Form W-8BENs for expatriates

This Week’s Question

This week’s episode is a mashup of several question that have come up.

Once I have successfully expatriated, I want to keep my bank account, IRA, 401(k), brokerage account, etc. open in the United States. What paperwork is required and how will I be taxed?

Short Answer

Form W-8BEN. That is what you give the financial institution. It is pretty easy unless you want to reduce your U.S. income tax from the default 30% to a lower number (like zero).

Why Withholding, Why Form W-8BEN

Once you expatriate, you are a nonresident alien from the perspective of the U.S. tax system.

As a general principle the system wants to collect tax on money before it flows from the United States to someone outside the United States. The (logical) fear is that you, as a nonresident, may (heh) not choose to pay U.S. income tax if the IRS cannot reach out and touch you.

The financial institution is in control of the money before it flows out of the United States. The government puts the burden on the financial institution to collect the tax. If the financial institution screws up, it must pay the tax.

The IRS has a small Bible of regulations that tell a “withholding agent” (a U.S. person or institution who has a nonresident’s money and the power to pay it to the nonresident) what to do. The regulations also have a number of rules that tell the withholding agent “if you do THIS, you are safe.” Safe harbors – that’s what these rules are called in tax jargon.

One of those safe harbors is “If you get Form W-8BEN from someone and you have no reason to think they are lying, you can rely on it and not get penalized as a withholding agent if it turns out you screwed up.”

Every bank, pension plan administrator, and sane withholding agent therefore demands Form W-8BEN.

The Easy Part of Form W-8BEN

The easy part of Form W-8BEN is Part I. This is all about you. The only hard part of Part I are the questions (Line 5 and 6) about tax identification numbers.

Line 5 asks you for your U.S. tax identification number. Since you have a Social Security Number, enter it here. There is no ambiguity about this.

Line 6 asks you for your foreign tax identification number. Unfortunately, in the Brave New World of FATCA the reality is that soon you will have multiple sets of tender, loving bureaucrats who know everything about you. If you have a number, you are required to enter it here.

Lines 5 and 6 are not really difficult to do. The long term implications are just hard to accept: 100% of your life is transparent to two governments, who can do with you what they will. Brave New World, etc.

Why Form W-8BEN Matters To You

In order to show you why Form W-8BEN is important to you (and to persuade you to do the necessary work in filling out Part II), here is a quick summary of the tax results you can expect as a nonresident alien.

Interest Taxed at Zero

The default rule is that bank interest is taxed at zero in the United States. Giving Form W-8BEN to a bank will ensure that all interest earned on your U.S. bank account is tax-free. (Note that in Part I you told the USA where you live and what your foreign tax identification number is – now Uncle Sam can tell your home government all about the money you have in the United States).

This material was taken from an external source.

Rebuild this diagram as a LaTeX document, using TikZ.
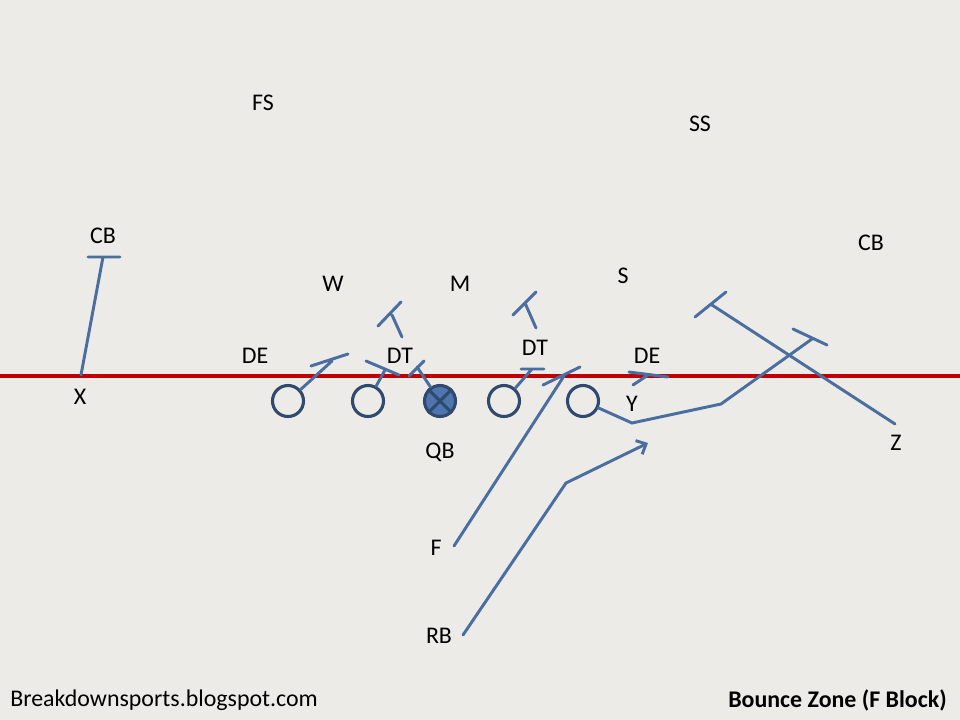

You do not need to fill in Part II to achieve this result.

Capital Gain Is Not Taxed

Capital gain (short term and long term) is not taxable (for non-real estate investments, anyway). You want the financial institution to have Form W-8BEN in hand so they report the capital gains correctly, and do not impose backup withholding tax on the gross proceeds of your stock sales.

You do not need to fill in Part II to achieve this result

Default 30% Tax

The main reason why you want to use Part II of Form W-8BEN is to reduce your U.S. income tax bill. The general rule is that dividends, pension payments, IRA distributions, and other types of U.S. income will be taxed at a flat 30%.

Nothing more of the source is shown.